Il faut bien comprendre que la relation entre nos élèves et leur apprentissage est très différente de celles des classes qui pratiquent une évaluation plus classique.
Pour progresser, dans mon école, nos élèves doivent décider de s’inscrire aux évaluations. C’est bien à eux de décider d’avancer, de « se mobiliser ».
Avec les ceintures, nos élèves vivent l’évaluation comme un défi qu’il choisissent de se lancer.

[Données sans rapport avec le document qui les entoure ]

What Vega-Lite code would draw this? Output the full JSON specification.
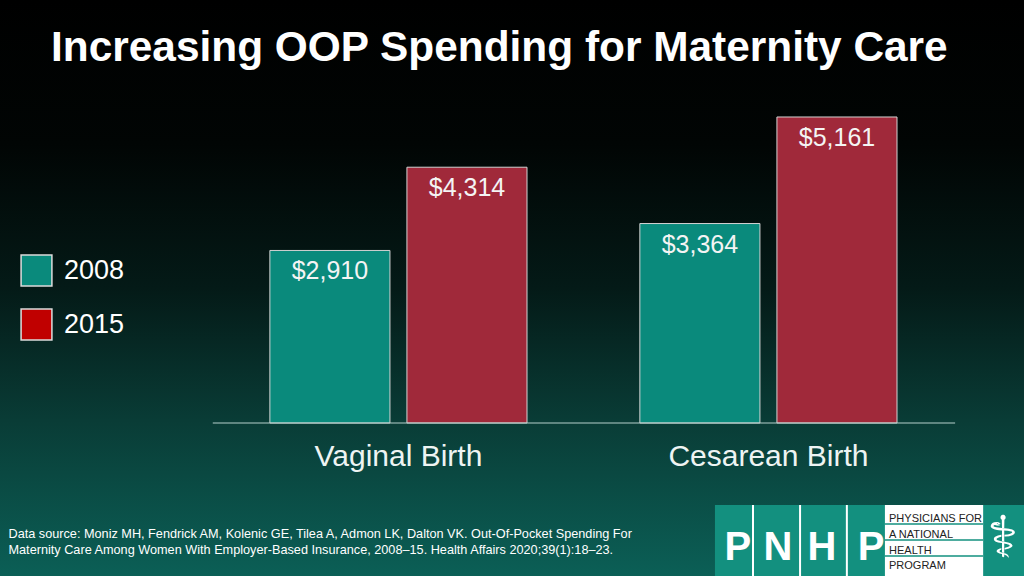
{
  "$schema": "https://vega.github.io/schema/vega-lite/v6.json",
  "width": 1024,
  "height": 576,
  "autosize": {"type": "none"},
  "padding": 0,
  "background": "#021210",
  "config": {
    "view": {
      "stroke": null,
      "fill": {
        "gradient": "linear", "x1": 0, "y1": 0, "x2": 0, "y2": 1,
        "stops": [
          {"offset": 0, "color": "#000000"},
          {"offset": 0.25, "color": "#010504"},
          {"offset": 0.5, "color": "#041a17"},
          {"offset": 0.73, "color": "#093c36"},
          {"offset": 0.82, "color": "#0a4841"},
          {"offset": 1, "color": "#0b5f56"}
        ]
      }
    },
    "font": "Liberation Sans"
  },
  "title": {
    "text": "Increasing OOP Spending for Maternity Care",
    "anchor": "start",
    "frame": "group",
    "orient": "top",
    "offset": -103,
    "baseline": "alphabetic",
    "dx": 51,
    "fontSize": 42.4,
    "fontWeight": "bold",
    "color": "#ffffff",
    "font": "Liberation Sans"
  },
  "layer": [
    {
      "data": {"values": [
        {"birth": "Vaginal Birth", "year": "2008", "cost": 2910},
        {"birth": "Vaginal Birth", "year": "2015", "cost": 4314},
        {"birth": "Cesarean Birth", "year": "2008", "cost": 3364},
        {"birth": "Cesarean Birth", "year": "2015", "cost": 5161}
      ]},
      "layer": [
        {
          "mark": {"type": "bar", "stroke": "#d4d4d4", "strokeWidth": 1},
          "encoding": {
            "color": {
              "field": "year", "type": "nominal",
              "scale": {"domain": ["2008", "2015"], "range": ["#0a8a7c", "#a0293a"]},
              "legend": null
            }
          }
        },
        {
          "mark": {"type": "square", "size": 0},
          "encoding": {
            "color": {
              "field": "year", "type": "nominal",
              "scale": {"domain": ["2008", "2015"], "range": ["#0a8a7c", "#c00000"]},
              "legend": {
                "orient": "none", "legendX": 20, "legendY": 254,
                "title": null, "padding": 0,
                "symbolType": "square", "symbolSize": 950,
                "symbolStrokeColor": "#dddddd", "symbolStrokeWidth": 1.5,
                "symbolOpacity": 1,
                "labelFontSize": 27, "labelColor": "#ffffff", "labelOffset": 11,
                "labelFont": "Liberation Sans",
                "rowPadding": 17,
                "encode": {"symbols": {"update": {
                  "stroke": {"value": "#dddddd"},
                  "strokeWidth": {"value": 1.5}
                }}}
              }
            }
          }
        },
        {
          "mark": {"type": "text", "baseline": "middle", "dy": 21, "fontSize": 25, "color": "#f4f4f4", "font": "Liberation Sans"},
          "encoding": {
            "text": {"field": "cost", "type": "quantitative", "format": "$,.0f"}
          }
        }
      ],
      "resolve": {"scale": {"color": "independent"}, "legend": {"color": "independent"}},
      "encoding": {
        "x": {
          "field": "birth", "type": "nominal",
          "sort": ["Vaginal Birth", "Cesarean Birth"],
          "scale": {"domain": ["Vaginal Birth", "Cesarean Birth"], "paddingInner": 0.305, "paddingOuter": 0.5363, "align": 0.68},
          "axis": {
            "orient": "bottom", "offset": -153, "domain": false, "ticks": false, "grid": false,
            "labelAngle": 0, "labelFontSize": 30, "labelColor": "#eef4f3", "labelPadding": 18,
            "labelFont": "Liberation Sans", "labelLimit": 500,
            "title": [
              "Data source: Moniz MH, Fendrick AM, Kolenic GE, Tilea A, Admon LK, Dalton VK. Out-Of-Pocket Spending For",
              "Maternity Care Among Women With Employer-Based Insurance, 2008–15. Health Affairs 2020;39(1):18–23."
            ],
            "titleAnchor": "start", "titleAlign": "left", "titleX": 8, "titleY": 104,
            "titleBaseline": "top", "titleFontSize": 12.7, "titleFontWeight": "normal",
            "titleColor": "#ffffff", "titleLineHeight": 16, "titleFont": "Liberation Sans"
          }
        },
        "xOffset": {"field": "year", "type": "nominal", "scale": {"paddingInner": 0.124}},
        "y": {
          "field": "cost", "type": "quantitative",
          "scale": {"domain": [-2580, 7134], "nice": false, "zero": false},
          "axis": null
        }
      }
    },
    {
      "data": {"values": [{}]},
      "mark": {"type": "rule", "color": "#b6cfcb", "strokeWidth": 1.2},
      "encoding": {
        "x": {"datum": "Vaginal Birth", "type": "nominal", "bandPosition": -0.222},
        "x2": {"datum": "Cesarean Birth", "bandPosition": 1.226},
        "y": {"datum": 0, "type": "quantitative"}
      }
    },
    {
      "data": {"values": [{}]},
      "mark": {"type": "rect", "fill": "#13907f"},
      "encoding": {
        "x": {"datum": "Cesarean Birth", "type": "nominal", "bandPosition": 0.292},
        "x2": {"datum": "Cesarean Birth", "bandPosition": 1.5},
        "y": {"datum": -1383, "type": "quantitative"},
        "y2": {"datum": -2580}
      }
    },
    {
      "data": {"values": [{}]},
      "mark": {"type": "rect", "fill": "#ffffff"},
      "encoding": {
        "x": {"datum": "Cesarean Birth", "type": "nominal", "bandPosition": 0.953},
        "x2": {"datum": "Cesarean Birth", "bandPosition": 1.335},
        "y": {"datum": -1383, "type": "quantitative"},
        "y2": {"datum": -2580}
      }
    },
    {
      "data": {"values": [{}]},
      "mark": {"type": "rule", "color": "#ffffff", "strokeWidth": 2},
      "encoding": {
        "x": {"datum": "Cesarean Birth", "type": "nominal", "bandPosition": 0.44},
        "y": {"datum": -1383, "type": "quantitative"},
        "y2": {"datum": -2580}
      }
    },
    {
      "data": {"values": [{}]},
      "mark": {"type": "rule", "color": "#ffffff", "strokeWidth": 2},
      "encoding": {
        "x": {"datum": "Cesarean Birth", "type": "nominal", "bandPosition": 0.623},
        "y": {"datum": -1383, "type": "quantitative"},
        "y2": {"datum": -2580}
      }
    },
    {
      "data": {"values": [{}]},
      "mark": {"type": "rule", "color": "#ffffff", "strokeWidth": 2},
      "encoding": {
        "x": {"datum": "Cesarean Birth", "type": "nominal", "bandPosition": 0.805},
        "y": {"datum": -1383, "type": "quantitative"},
        "y2": {"datum": -2580}
      }
    },
    {
      "data": {"values": [{}]},
      "mark": {"type": "rule", "color": "#13907f", "strokeWidth": 1.5},
      "encoding": {
        "x": {"datum": "Cesarean Birth", "type": "nominal", "bandPosition": 0.953},
        "x2": {"datum": "Cesarean Birth", "bandPosition": 1.335},
        "y": {"datum": -1704, "type": "quantitative"}
      }
    },
    {
      "data": {"values": [{}]},
      "mark": {"type": "rule", "color": "#13907f", "strokeWidth": 1.5},
      "encoding": {
        "x": {"datum": "Cesarean Birth", "type": "nominal", "bandPosition": 0.953},
        "x2": {"datum": "Cesarean Birth", "bandPosition": 1.335},
        "y": {"datum": -1973, "type": "quantitative"}
      }
    },
    {
      "data": {"values": [{}]},
      "mark": {"type": "rule", "color": "#13907f", "strokeWidth": 1.5},
      "encoding": {
        "x": {"datum": "Cesarean Birth", "type": "nominal", "bandPosition": 0.953},
        "x2": {"datum": "Cesarean Birth", "bandPosition": 1.335},
        "y": {"datum": -2243, "type": "quantitative"}
      }
    },
    {
      "data": {"values": [{}]},
      "mark": {"type": "text", "text": "P", "fontSize": 40, "fontWeight": "bold", "color": "#ffffff", "baseline": "alphabetic", "font": "Liberation Sans"},
      "encoding": {
        "x": {"datum": "Cesarean Birth", "type": "nominal", "bandPosition": 0.381},
        "y": {"datum": -2311, "type": "quantitative"}
      }
    },
    {
      "data": {"values": [{}]},
      "mark": {"type": "text", "text": "N", "fontSize": 40, "fontWeight": "bold", "color": "#ffffff", "baseline": "alphabetic", "font": "Liberation Sans"},
      "encoding": {
        "x": {"datum": "Cesarean Birth", "type": "nominal", "bandPosition": 0.537},
        "y": {"datum": -2311, "type": "quantitative"}
      }
    },
    {
      "data": {"values": [{}]},
      "mark": {"type": "text", "text": "H", "fontSize": 40, "fontWeight": "bold", "color": "#ffffff", "baseline": "alphabetic", "font": "Liberation Sans"},
      "encoding": {
        "x": {"datum": "Cesarean Birth", "type": "nominal", "bandPosition": 0.708},
        "y": {"datum": -2311, "type": "quantitative"}
      }
    },
    {
      "data": {"values": [{}]},
      "mark": {"type": "text", "text": "P", "fontSize": 40, "fontWeight": "bold", "color": "#ffffff", "baseline": "alphabetic", "font": "Liberation Sans"},
      "encoding": {
        "x": {"datum": "Cesarean Birth", "type": "nominal", "bandPosition": 0.899},
        "y": {"datum": -2311, "type": "quantitative"}
      }
    },
    {
      "data": {"values": [{}]},
      "mark": {"type": "text", "text": ["PHYSICIANS FOR", "A NATIONAL", "HEALTH", "PROGRAM"], "lineHeight": 15.8, "fontSize": 11, "color": "#222222", "align": "left", "baseline": "alphabetic", "font": "Liberation Sans"},
      "encoding": {
        "x": {"datum": "Cesarean Birth", "type": "nominal", "bandPosition": 0.969},
        "y": {"datum": -1670, "type": "quantitative"}
      }
    },
    {
      "data": {"values": [{}]},
      "mark": {"type": "text", "text": "⚕", "fontSize": 58, "color": "#ffffff", "baseline": "middle", "font": "DejaVu Sans"},
      "encoding": {
        "x": {"datum": "Cesarean Birth", "type": "nominal", "bandPosition": 1.412},
        "y": {"datum": -1973, "type": "quantitative"}
      }
    }
  ]
}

Bien sûr, ne nous leurrons pas, lorsqu’ils font ce pas en avant, les élèves sont un peu « poussés dans le dos » par la pression de la classe, du maître et de leurs parents, mais tout de même, ils savent que la décision leur revient et qu’ils peuvent, au moins pour un temps, dire « je ne suis pas encore prêt ».
Nos journées de classe sont pleines de temps d’ateliers autonomes, différenciés, pendant lesquels les élèves travaillent et s’entraident avec des supports auto-correctifs, pour s’entraîner. Quand l’élève a terminé son travail de grammaire ou de sciences, il peut choisir de se préparer au test suivant avec un tuteur ou simplement avec ses supports d’entrainement.

Et pour les enseignants ?

Pour nous aussi, enseignants, le dispositif est encourageant parce qu’il rend visible les progrès de tous les élèves, y compris des plus faibles. Avec les évaluations classiques, on évalue parfois des élèves sur des compétences qui sont toujours au-delà de leurs possibilités. Certains semblent ne jamais décoller. Chez nous, les progrès sont plus visibles. Visibles pour l’élève bien sûr, mais pour l’enseignant aussi.